> _DATASET SECTION_:

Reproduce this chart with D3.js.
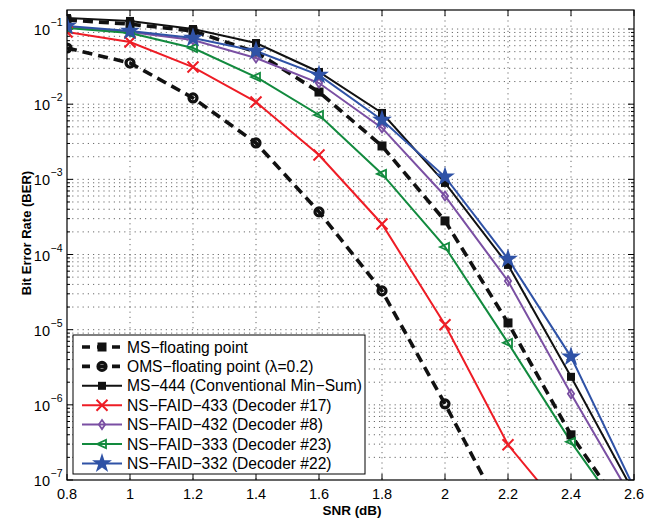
<!DOCTYPE html>
<html><head><meta charset="utf-8">
<script src="https://cdn.jsdelivr.net/npm/d3@7"></script>
<style>body{margin:0;background:#fff}svg{display:block}text{font-family:"Liberation Sans",Arial,sans-serif}</style>
</head><body>
<svg id="c" width="657" height="521"></svg>
<script>
const snr = [0.8, 1.0, 1.2, 1.4, 1.6, 1.8, 2.0, 2.2, 2.4, 2.6];
const msFloat = [0.132, 0.116, 0.094, 0.0494, 0.0145, 0.00278, 0.00028, 1.23e-5, 3.99e-7, 2.46e-8];
const omsFloat = [0.0559, 0.0353, 0.0121, 0.00305, 0.000369, 3.28e-5, 1.03e-6, 2.62e-8];
const ms444 = [0.140, 0.128, 0.100, 0.0651, 0.0268, 0.00764, 0.000896, 7.27e-5, 2.36e-6, 6.76e-8];
const faid433 = [0.0912, 0.0672, 0.0312, 0.0107, 0.00211, 0.000255, 1.16e-5, 2.94e-7, 2.87e-8];
const faid432 = [0.106, 0.0912, 0.0714, 0.0412, 0.0191, 0.00483, 0.000601, 4.45e-5, 1.40e-6, 5.13e-8];
const faid333 = [0.103, 0.0885, 0.0559, 0.0230, 0.00719, 0.00118, 0.000126, 6.68e-6, 3.22e-7, 2.11e-8];
const faid332 = [0.110, 0.094, 0.0759, 0.051, 0.0244, 0.00617, 0.00108, 8.74e-5, 4.35e-6, 7.87e-8];
const seriesNames = ["MS\u2212floating point", "OMS\u2212floating point (\u03bb=0.2)", "MS\u2212444 (Conventional Min\u2212Sum)",
  "NS\u2212FAID\u2212433 (Decoder #17)", "NS\u2212FAID\u2212432 (Decoder #8)", "NS\u2212FAID\u2212333 (Decoder #23)", "NS\u2212FAID\u2212332 (Decoder #22)"];
const xTicks = [0.8, 1, 1.2, 1.4, 1.6, 1.8, 2, 2.2, 2.4, 2.6];
const xTickLabels = ["0.8", "1", "1.2", "1.4", "1.6", "1.8", "2", "2.2", "2.4", "2.6"];
const yExponents = [-7, -6, -5, -4, -3, -2, -1];

const series = [
  {name: seriesNames[0], values: msFloat, color: "#111", dash: "10,6", width: 3.6, marker: "sqfill", msize: 9},
  {name: seriesNames[1], values: omsFloat, color: "#111", dash: "10,6", width: 3.6, marker: "circle", msize: 11},
  {name: seriesNames[2], values: ms444, color: "#111", dash: null, width: 2, marker: "sqfill", msize: 8},
  {name: seriesNames[3], values: faid433, color: "#ee1c25", dash: null, width: 2, marker: "x", msize: 11},
  {name: seriesNames[4], values: faid432, color: "#7a4fa3", dash: null, width: 2, marker: "diamond", msize: 9},
  {name: seriesNames[5], values: faid333, color: "#128a3e", dash: null, width: 2, marker: "tri", msize: 10},
  {name: seriesNames[6], values: faid332, color: "#2f52a6", dash: null, width: 2, marker: "star", msize: 15}
];

const L = 67, R = 634, T = 10, B = 480;
const x = d3.scaleLinear().domain([0.8, 2.6]).range([L, R]);
const y = d3.scaleLog().domain([1e-7, Math.pow(10, -0.747)]).range([B, T]);
const svg = d3.select("#c");

svg.append("defs").append("clipPath").attr("id", "clip")
  .append("rect").attr("x", L).attr("y", T).attr("width", R - L).attr("height", B - T);

// grid
const grid = svg.append("g").attr("stroke", "#5a5a5a").attr("stroke-width", 0.9).attr("stroke-dasharray", "1.2,4");
xTicks.slice(1, -1).forEach(v => grid.append("line").attr("x1", x(v)).attr("x2", x(v)).attr("y1", T).attr("y2", B));
const minorY = [];
yExponents.forEach(e => { for (let m = 1; m <= 9; m++) { const v = m * Math.pow(10, e); if (v <= y.domain()[1] && v > 1e-7) minorY.push({v, major: m === 1}); } });
minorY.forEach(d => grid.append("line").attr("x1", L).attr("x2", R).attr("y1", y(d.v)).attr("y2", y(d.v)));

// ticks
const tk = svg.append("g").attr("stroke", "#000").attr("stroke-width", 1);
xTicks.forEach(v => {
  tk.append("line").attr("x1", x(v)).attr("x2", x(v)).attr("y1", B).attr("y2", B - 6);
  tk.append("line").attr("x1", x(v)).attr("x2", x(v)).attr("y1", T).attr("y2", T + 6);
});
minorY.concat([{v: 1e-7, major: true}]).forEach(d => {
  const len = d.major ? 6 : 3;
  tk.append("line").attr("x1", L).attr("x2", L + len).attr("y1", y(d.v)).attr("y2", y(d.v));
  tk.append("line").attr("x1", R).attr("x2", R - len).attr("y1", y(d.v)).attr("y2", y(d.v));
});

// data
const plot = svg.append("g").attr("clip-path", "url(#clip)");
const line = d3.line().x((d, i) => x(snr[i])).y(d => y(d));

function drawMarker(g, type, cx, cy, s, color) {
  const h = s / 2;
  if (type === "sqfill") g.append("rect").attr("x", cx - h).attr("y", cy - h).attr("width", s).attr("height", s).attr("fill", color);
  else if (type === "circle") g.append("circle").attr("cx", cx).attr("cy", cy).attr("r", h - 1.5).attr("fill", "none").attr("stroke", color).attr("stroke-width", 3.2);
  else if (type === "x") g.append("path").attr("d", `M${cx-h},${cy-h}L${cx+h},${cy+h}M${cx-h},${cy+h}L${cx+h},${cy-h}`).attr("stroke", color).attr("stroke-width", 2).attr("fill", "none");
  else if (type === "diamond") g.append("path").attr("d", `M${cx},${cy-h}L${cx+h*0.7},${cy}L${cx},${cy+h}L${cx-h*0.7},${cy}Z`).attr("stroke", color).attr("stroke-width", 1.8).attr("fill", "none");
  else if (type === "tri") g.append("path").attr("d", `M${cx-h},${cy}L${cx+h*0.8},${cy-h*0.8}L${cx+h*0.8},${cy+h*0.8}Z`).attr("stroke", color).attr("stroke-width", 1.8).attr("fill", "none");
  else if (type === "star") g.append("path").attr("d", d3.symbol().type(d3.symbolStar).size(s * s * 0.55)()).attr("transform", `translate(${cx},${cy})`).attr("fill", color);
}

series.forEach(s => {
  plot.append("path").datum(s.values).attr("d", line).attr("fill", "none")
    .attr("stroke", s.color).attr("stroke-width", s.width).attr("stroke-dasharray", s.dash);
});
series.forEach(s => {
  const g = plot.append("g");
  s.values.forEach((v, i) => { if (v >= 1e-7) drawMarker(g, s.marker, x(snr[i]), y(v), s.msize, s.color); });
});

// frame
svg.append("rect").attr("x", L).attr("y", T).attr("width", R - L).attr("height", B - T).attr("fill", "none").attr("stroke", "#000").attr("stroke-width", 1.2);

// tick labels
xTicks.forEach((v, i) => svg.append("text").attr("x", x(v)).attr("y", 499).attr("text-anchor", "middle").attr("font-size", 14.5).text(xTickLabels[i]));
yExponents.forEach(e => {
  svg.append("text").attr("x", 50).attr("y", y(Math.pow(10, e)) + 6).attr("text-anchor", "end").attr("font-size", 14.5).text("10");
  svg.append("text").attr("x", 50.5).attr("y", y(Math.pow(10, e)) - 3).attr("font-size", 10.5).text("\u2212" + (-e));
});

// axis labels
svg.append("text").attr("x", 352).attr("y", 515).attr("text-anchor", "middle").attr("font-size", 13.5).attr("font-weight", "bold").text("SNR (dB)");
svg.append("text").attr("transform", "translate(31,233) rotate(-90)").attr("text-anchor", "middle").attr("font-size", 13).attr("font-weight", "bold").text("Bit Error Rate (BER)");

// legend
const lg = svg.append("g");
lg.append("rect").attr("x", 73).attr("y", 335).attr("width", 292).attr("height", 139).attr("fill", "#fff").attr("stroke", "#000").attr("stroke-width", 1);
series.forEach((s, i) => {
  const cy = 347 + i * 19.4;
  lg.append("line").attr("x1", 82).attr("x2", 122).attr("y1", cy).attr("y2", cy).attr("stroke", s.color).attr("stroke-width", s.width).attr("stroke-dasharray", s.dash ? "8,7" : null);
  drawMarker(lg, s.marker, 102, cy, s.msize, s.color);
  lg.append("text").attr("x", 127).attr("y", cy + 5.5).attr("font-size", 15.6).text(s.name);
});
</script>
</body></html>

> _THE REQUEST_:
Go from the first line of the listing to the line holding "const yExponents = [-7, -6, -5, -4, -3, -2, -1];" and, please, transcribe those lines exactly, both included, with no pictures.

> _SOLUTION FOR THIS TASK_:
Reproduce this chart with D3.js.
<!DOCTYPE html>
<html><head><meta charset="utf-8">
<script src="https://cdn.jsdelivr.net/npm/d3@7"></script>
<style>body{margin:0;background:#fff}svg{display:block}text{font-family:"Liberation Sans",Arial,sans-serif}</style>
</head><body>
<svg id="c" width="657" height="521"></svg>
<script>
const snr = [0.8, 1.0, 1.2, 1.4, 1.6, 1.8, 2.0, 2.2, 2.4, 2.6];
const msFloat = [0.132, 0.116, 0.094, 0.0494, 0.0145, 0.00278, 0.00028, 1.23e-5, 3.99e-7, 2.46e-8];
const omsFloat = [0.0559, 0.0353, 0.0121, 0.00305, 0.000369, 3.28e-5, 1.03e-6, 2.62e-8];
const ms444 = [0.140, 0.128, 0.100, 0.0651, 0.0268, 0.00764, 0.000896, 7.27e-5, 2.36e-6, 6.76e-8];
const faid433 = [0.0912, 0.0672, 0.0312, 0.0107, 0.00211, 0.000255, 1.16e-5, 2.94e-7, 2.87e-8];
const faid432 = [0.106, 0.0912, 0.0714, 0.0412, 0.0191, 0.00483, 0.000601, 4.45e-5, 1.40e-6, 5.13e-8];
const faid333 = [0.103, 0.0885, 0.0559, 0.0230, 0.00719, 0.00118, 0.000126, 6.68e-6, 3.22e-7, 2.11e-8];
const faid332 = [0.110, 0.094, 0.0759, 0.051, 0.0244, 0.00617, 0.00108, 8.74e-5, 4.35e-6, 7.87e-8];
const seriesNames = ["MS\u2212floating point", "OMS\u2212floating point (\u03bb=0.2)", "MS\u2212444 (Conventional Min\u2212Sum)",
  "NS\u2212FAID\u2212433 (Decoder #17)", "NS\u2212FAID\u2212432 (Decoder #8)", "NS\u2212FAID\u2212333 (Decoder #23)", "NS\u2212FAID\u2212332 (Decoder #22)"];
const xTicks = [0.8, 1, 1.2, 1.4, 1.6, 1.8, 2, 2.2, 2.4, 2.6];
const xTickLabels = ["0.8", "1", "1.2", "1.4", "1.6", "1.8", "2", "2.2", "2.4", "2.6"];
const yExponents = [-7, -6, -5, -4, -3, -2, -1];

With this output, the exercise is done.